細田暁の日々の思い

土木工学の研究者・大学教員のブログです。

学生による論文(121)「歴史が教えてくれたこと」 小野寺 菜乃 (2021年度の「土木史と文明」の講義より)

2022-01-21 08:32:00 | 教育のこと

「歴史が教えてくれたこと」 小野寺 菜乃

 仲のいい友人に「お前は本当に興味のないことにはとことん興味がないよな。」と言われたことがある。人間誰しも興味のないことがあるし、「興味のなさ」に度合いなんてあるのだろうかとその時の私は思った。しかし友人はそういう一般的な話をしているのではなく、私は知識の幅に大きく偏りがあるという指摘をしたかったようだ。確かに好きなことには色んなアンテナを張り、その事柄に関する知識を得ることを非常に楽しみにしている。一方で私は好きなこと以外に対する知識がとことん薄い。例えばテレビ番組や芸能人の名前はあまりよくわからないし、有名な偉人の名前を出されてもパッと誰かわからないことがある。世間一般の人々が当たり前に知っていることを私は知らないことがある。そのため日々を過ごす中で私の知らない当たり前に気付かされる時、先ほどの友人の言葉を思い出すのである。

 最近、私はこの「好きなことだけに興味を持ち続ける」という癖(それとも私の特徴?)がどうしようもなくもったいないと感じるのだ。そう思わせてくれたのが「歴史」という存在だった。私は大学2年生の夏あたりまで歴史が嫌いだった。小学校から中学受験のために機械的に歴史の年号と出来事を暗記させられ、中学高校でも卒業するために最低限歴史を覚えさせられた。そのため私にとって歴史はただ暗記するだけの辛い科目でしかなかった。だから歴史の内容が面白いとか言う人たちはきっととても頭が良くて自分には理解できない領域で物事を語っているに違いないとまで思っていた。しかし大学2年生の夏休みにたまたまYouTubeでおすすめ動画に出てきた小学生でもわかる歴史シリーズという動画がきっかけで私の歴史に対する考え方は大きく変わった。その動画では歴史の要所をざっと話すだけで詳しい用語は一切出さずに説明してくれるので歴史が嫌いな私でも楽しく見ることができた。そこからはそのシリーズの動画を一気に見てさらにはチャンネル登録までしてその動画を追うようになった。最初のうちはその動画を見るだけで満足できたのだが、じわじわと「もっと詳しい内容が知りたい」と思い始めたのだ。そこで私は図書館に行き、歴史の本を少しずつではあるが読んだりするようになった。歴史にはちょっと変わっているけど面白い人がたくさんいるんだと、もっと早くに歴史は面白いんだと気付ければよかったと今は思う。
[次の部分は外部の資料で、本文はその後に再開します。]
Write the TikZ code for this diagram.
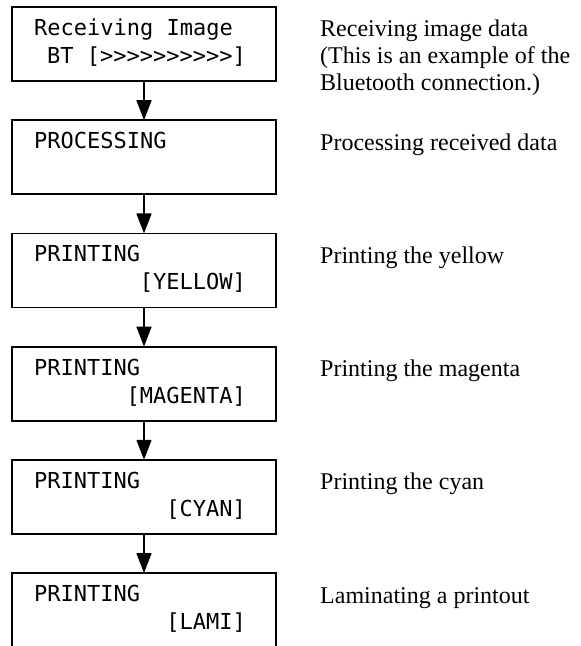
\documentclass[tikz,border=0pt]{standalone}
\usepackage{fontspec}
\setmainfont{Liberation Serif}
\newfontfamily\lcdfont{DejaVu Sans Mono}
\usepackage{tikz}
\usetikzlibrary{positioning}
\usetikzlibrary{arrows.meta}

\tikzset{
lcdbox/.style={draw, line width=1.8pt, minimum width=264pt, minimum height=74pt, inner sep=0pt, outer sep=0pt},
lcdtext/.style={inner sep=0pt, font=\lcdfont\fontsize{22}{26}\selectfont},
infotext/.style={inner sep=0pt, align=left, font=\fontsize{24}{27}\selectfont},
flow/.style={line width=1.8pt, -{Triangle[length=20pt,width=15pt]}}
}

\begin{document}
\begin{tikzpicture}[x=1pt,y=-1pt]
\useasboundingbox (0,0) rectangle (581,646);

%----------receiving
\node[lcdbox, anchor=north west] (b1) at (12,7) {};
\node[lcdtext, anchor=base west] (t1a) at ([xshift=22pt,yshift=-28.4pt]b1.north west) {Receiving Image};
\node[lcdtext, anchor=base east] (t1b) at ([xshift=-30pt,yshift=-56.5pt]b1.north east) {BT [>>>>>>>>>>]};
%base is the last line:
\node[infotext, anchor=base west] (i1) at ([xshift=44pt,yshift=-83pt]b1.north east) {Receiving image data\\(This is an example of the\\Bluetooth connection.)};

%----------processing
\node[lcdbox, below=39.2pt of b1] (b2) {};
\node[lcdtext, anchor=base west] (t2a) at ([xshift=22pt,yshift=-28.4pt]b2.north west) {PROCESSING};
\node[infotext, anchor=base west] (i2) at ([xshift=44pt,yshift=-30pt]b2.north east) {Processing received data};
%line:
\draw[flow] (b1) -- (b2);

%----------printing
\foreach \k/\colname/\info [remember=\k as \prev (initially 2)] in {3/YELLOW/Printing the yellow, 4/MAGENTA/Printing the magenta, 5/CYAN/Printing the cyan, 6/LAMI/Laminating a printout}{%
\node[lcdbox, below=39.2pt of b\prev] (b\k) {};
\node[lcdtext, anchor=base west] (t\k a) at ([xshift=22pt,yshift=-28.4pt]b\k.north west) {PRINTING};
\node[lcdtext, anchor=base east] (t\k b) at ([xshift=-30pt,yshift=-56.5pt]b\k.north east) {[\colname]};
\node[infotext, anchor=base west] (i\k) at ([xshift=44pt,yshift=-30pt]b\k.north east) {\info};
%line:
\draw[flow] (b\prev) -- (b\k);
}

\end{tikzpicture}
\end{document}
この大学2年生の夏休みからの出来事で私は今まで興味を持たなかったけど面白いものはたくさんあるのかもしれないと実感するに至った。興味を持たないけど面白いものがたくさんあることは当たり前ではあるのだが私は実感することでそれを当たり前と理解することができた。そのため、興味のないことに一切アンテナを張らない私の癖はもしかしたら面白いことを見逃してしまっているのかもしれないことに気付かされ、勿体無いことをしてたと感じたのだ。

 そして、歴史が教えてくれたのは私の癖が勿体無いということだけではなかった。歴史は物事の多面性というものを私に実感させてくれた。歴史は昔の私にとってただ暗記しなければならない辛い科目であったのに、歴史を教えてもらうのではなく自分から学びに行くというスタイルをとるだけでこんなにも楽しみが増えるとは思いもしなかった。教育の場では最効率を求めてカリキュラムが組まれるため学生の興味を煽ることができるかどうかは教師の力量によりけりという形になっているように思う。確かに大勢の生徒に同じことを理解させるには今の形態があっているのかもしれない。しかし今の教育形態のままだと私のように歴史が嫌いなまま生きることになる人や数学が嫌いで数字も見るのが嫌だという人がたくさん生まれてしまっている現状がある。だからせめて(数学とは異なりどこから入っても楽しく学ぶことができると思う)歴史という科目くらいもっと自由な教育形態になってもいいのではないかと私は思うのだ。